Brief: Output the lines exactly, from the one where "What matplotlib code" appears through the one where "return x + z * dx, v + z * dy" appears. Images are left out.

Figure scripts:
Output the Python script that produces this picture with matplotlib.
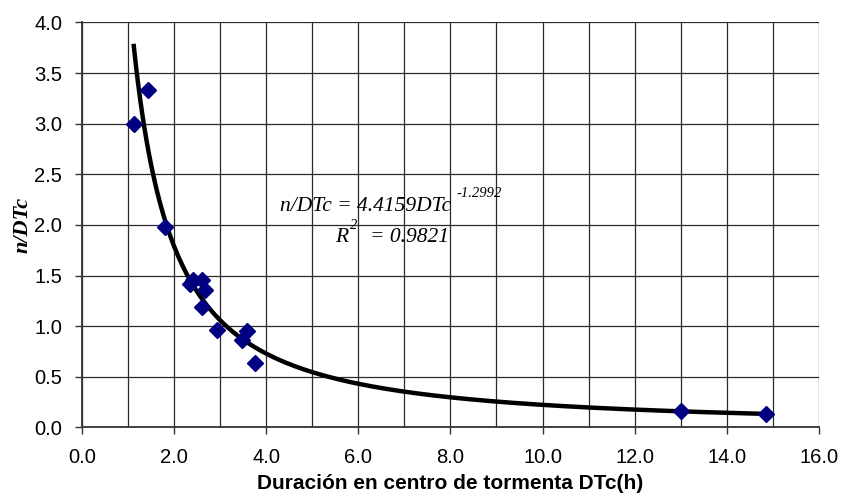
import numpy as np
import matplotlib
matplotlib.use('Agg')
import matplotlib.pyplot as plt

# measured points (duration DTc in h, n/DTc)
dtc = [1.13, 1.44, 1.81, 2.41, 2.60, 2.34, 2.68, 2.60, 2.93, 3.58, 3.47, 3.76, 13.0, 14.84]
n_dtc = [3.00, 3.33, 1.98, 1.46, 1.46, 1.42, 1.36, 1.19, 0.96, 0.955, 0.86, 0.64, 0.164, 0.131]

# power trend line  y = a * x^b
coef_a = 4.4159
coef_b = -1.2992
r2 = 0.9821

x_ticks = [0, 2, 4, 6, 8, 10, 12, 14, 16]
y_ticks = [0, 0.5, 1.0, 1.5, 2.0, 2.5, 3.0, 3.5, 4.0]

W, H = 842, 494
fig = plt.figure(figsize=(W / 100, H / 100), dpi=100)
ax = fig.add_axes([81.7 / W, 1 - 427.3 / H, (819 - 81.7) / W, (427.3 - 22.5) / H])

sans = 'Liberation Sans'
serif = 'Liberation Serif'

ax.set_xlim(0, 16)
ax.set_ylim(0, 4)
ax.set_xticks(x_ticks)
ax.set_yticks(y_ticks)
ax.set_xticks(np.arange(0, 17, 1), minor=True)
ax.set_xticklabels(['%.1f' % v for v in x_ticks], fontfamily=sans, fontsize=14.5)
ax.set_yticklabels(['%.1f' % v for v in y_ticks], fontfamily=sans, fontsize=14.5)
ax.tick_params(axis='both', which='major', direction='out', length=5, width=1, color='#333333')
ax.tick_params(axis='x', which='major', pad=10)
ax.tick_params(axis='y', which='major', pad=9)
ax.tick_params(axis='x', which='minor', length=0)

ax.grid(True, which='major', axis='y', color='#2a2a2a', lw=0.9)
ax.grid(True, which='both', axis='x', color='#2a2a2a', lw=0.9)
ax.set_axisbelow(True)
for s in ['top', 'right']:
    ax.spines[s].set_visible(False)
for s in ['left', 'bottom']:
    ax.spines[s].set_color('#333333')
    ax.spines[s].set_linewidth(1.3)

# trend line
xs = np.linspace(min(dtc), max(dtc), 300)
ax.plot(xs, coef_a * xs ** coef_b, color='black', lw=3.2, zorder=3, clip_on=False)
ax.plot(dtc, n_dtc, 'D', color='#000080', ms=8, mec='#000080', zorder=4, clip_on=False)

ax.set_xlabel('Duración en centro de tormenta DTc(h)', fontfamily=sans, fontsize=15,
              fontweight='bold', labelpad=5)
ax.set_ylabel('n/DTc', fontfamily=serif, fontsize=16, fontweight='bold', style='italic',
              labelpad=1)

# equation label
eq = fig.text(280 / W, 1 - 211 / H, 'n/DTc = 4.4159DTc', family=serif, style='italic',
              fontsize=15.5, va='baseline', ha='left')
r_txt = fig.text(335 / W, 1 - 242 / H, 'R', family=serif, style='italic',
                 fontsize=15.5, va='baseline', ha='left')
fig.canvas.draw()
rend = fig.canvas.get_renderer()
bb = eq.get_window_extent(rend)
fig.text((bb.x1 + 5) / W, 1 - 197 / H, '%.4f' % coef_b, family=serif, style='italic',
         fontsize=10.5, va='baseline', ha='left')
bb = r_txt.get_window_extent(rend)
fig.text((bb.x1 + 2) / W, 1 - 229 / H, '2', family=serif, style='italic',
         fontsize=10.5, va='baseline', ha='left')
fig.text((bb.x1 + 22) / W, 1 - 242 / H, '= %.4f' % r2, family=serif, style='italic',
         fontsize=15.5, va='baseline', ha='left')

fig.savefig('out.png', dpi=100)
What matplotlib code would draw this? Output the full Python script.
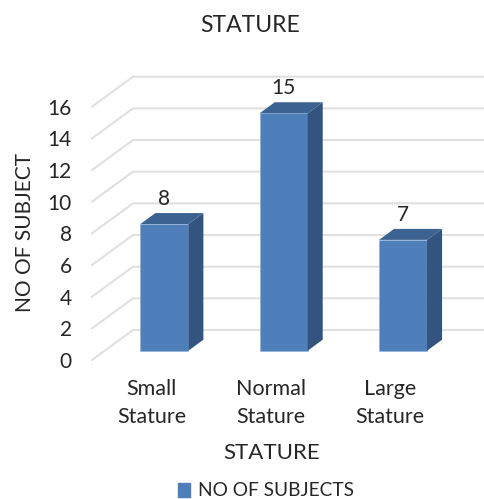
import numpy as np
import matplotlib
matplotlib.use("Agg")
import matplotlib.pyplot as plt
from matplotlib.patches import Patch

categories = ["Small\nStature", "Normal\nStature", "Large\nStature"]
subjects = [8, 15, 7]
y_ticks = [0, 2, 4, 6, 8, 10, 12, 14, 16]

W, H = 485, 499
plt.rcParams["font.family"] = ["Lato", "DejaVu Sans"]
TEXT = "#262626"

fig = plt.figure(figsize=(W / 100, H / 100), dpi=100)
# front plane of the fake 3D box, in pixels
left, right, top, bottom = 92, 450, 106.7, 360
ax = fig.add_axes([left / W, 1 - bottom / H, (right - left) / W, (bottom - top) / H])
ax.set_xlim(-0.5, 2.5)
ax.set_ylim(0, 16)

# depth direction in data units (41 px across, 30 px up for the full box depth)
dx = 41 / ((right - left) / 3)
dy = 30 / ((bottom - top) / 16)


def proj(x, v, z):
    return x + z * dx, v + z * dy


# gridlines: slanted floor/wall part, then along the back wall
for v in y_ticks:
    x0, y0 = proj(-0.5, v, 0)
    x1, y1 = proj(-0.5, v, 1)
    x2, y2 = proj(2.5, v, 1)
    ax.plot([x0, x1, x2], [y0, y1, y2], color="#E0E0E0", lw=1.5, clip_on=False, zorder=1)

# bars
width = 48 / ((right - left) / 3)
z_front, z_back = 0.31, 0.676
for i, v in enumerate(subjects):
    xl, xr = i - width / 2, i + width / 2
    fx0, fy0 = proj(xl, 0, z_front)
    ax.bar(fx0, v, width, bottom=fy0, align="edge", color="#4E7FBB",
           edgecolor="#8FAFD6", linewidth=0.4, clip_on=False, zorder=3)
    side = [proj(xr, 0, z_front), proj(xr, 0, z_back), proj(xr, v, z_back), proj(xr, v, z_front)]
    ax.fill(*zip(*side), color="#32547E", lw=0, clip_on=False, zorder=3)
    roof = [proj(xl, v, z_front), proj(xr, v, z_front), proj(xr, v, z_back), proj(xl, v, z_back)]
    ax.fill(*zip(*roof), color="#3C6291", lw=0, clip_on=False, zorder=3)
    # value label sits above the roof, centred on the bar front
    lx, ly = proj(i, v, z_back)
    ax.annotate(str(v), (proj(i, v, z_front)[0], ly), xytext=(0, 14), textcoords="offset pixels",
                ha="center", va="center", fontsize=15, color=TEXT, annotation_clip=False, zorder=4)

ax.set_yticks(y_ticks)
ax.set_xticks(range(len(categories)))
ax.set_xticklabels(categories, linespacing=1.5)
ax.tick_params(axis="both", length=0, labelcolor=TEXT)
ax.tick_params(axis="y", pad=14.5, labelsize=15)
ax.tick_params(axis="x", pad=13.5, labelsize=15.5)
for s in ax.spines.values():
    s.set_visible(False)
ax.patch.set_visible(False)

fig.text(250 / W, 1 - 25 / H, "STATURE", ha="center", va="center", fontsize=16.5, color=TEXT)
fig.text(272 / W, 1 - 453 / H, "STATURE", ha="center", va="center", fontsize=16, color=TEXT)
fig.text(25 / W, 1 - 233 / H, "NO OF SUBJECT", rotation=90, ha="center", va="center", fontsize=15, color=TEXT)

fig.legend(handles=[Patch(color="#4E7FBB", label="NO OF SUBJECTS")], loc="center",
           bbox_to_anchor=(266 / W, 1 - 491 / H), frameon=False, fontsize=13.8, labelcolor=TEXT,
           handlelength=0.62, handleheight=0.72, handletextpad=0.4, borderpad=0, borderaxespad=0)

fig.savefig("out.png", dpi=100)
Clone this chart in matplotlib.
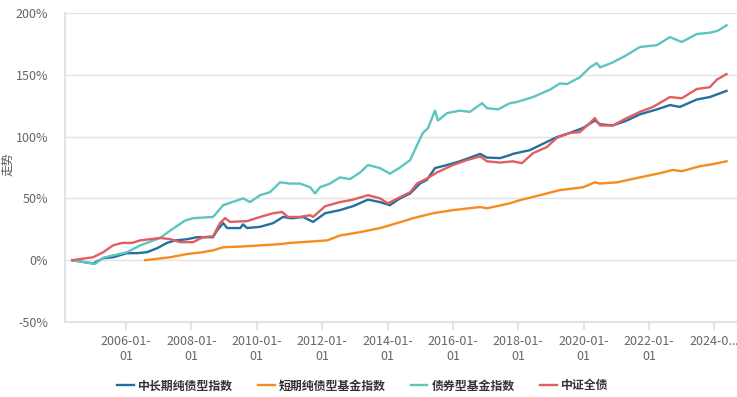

The completed task:
What matplotlib code would draw this? Output the full Python script.
import numpy as np
import matplotlib
matplotlib.use("Agg")
import matplotlib.pyplot as plt
from matplotlib.patches import Patch

categories = ["Small\nStature", "Normal\nStature", "Large\nStature"]
subjects = [8, 15, 7]
y_ticks = [0, 2, 4, 6, 8, 10, 12, 14, 16]

W, H = 485, 499
plt.rcParams["font.family"] = ["Lato", "DejaVu Sans"]
TEXT = "#262626"

fig = plt.figure(figsize=(W / 100, H / 100), dpi=100)
# front plane of the fake 3D box, in pixels
left, right, top, bottom = 92, 450, 106.7, 360
ax = fig.add_axes([left / W, 1 - bottom / H, (right - left) / W, (bottom - top) / H])
ax.set_xlim(-0.5, 2.5)
ax.set_ylim(0, 16)

# depth direction in data units (41 px across, 30 px up for the full box depth)
dx = 41 / ((right - left) / 3)
dy = 30 / ((bottom - top) / 16)


def proj(x, v, z):
    return x + z * dx, v + z * dy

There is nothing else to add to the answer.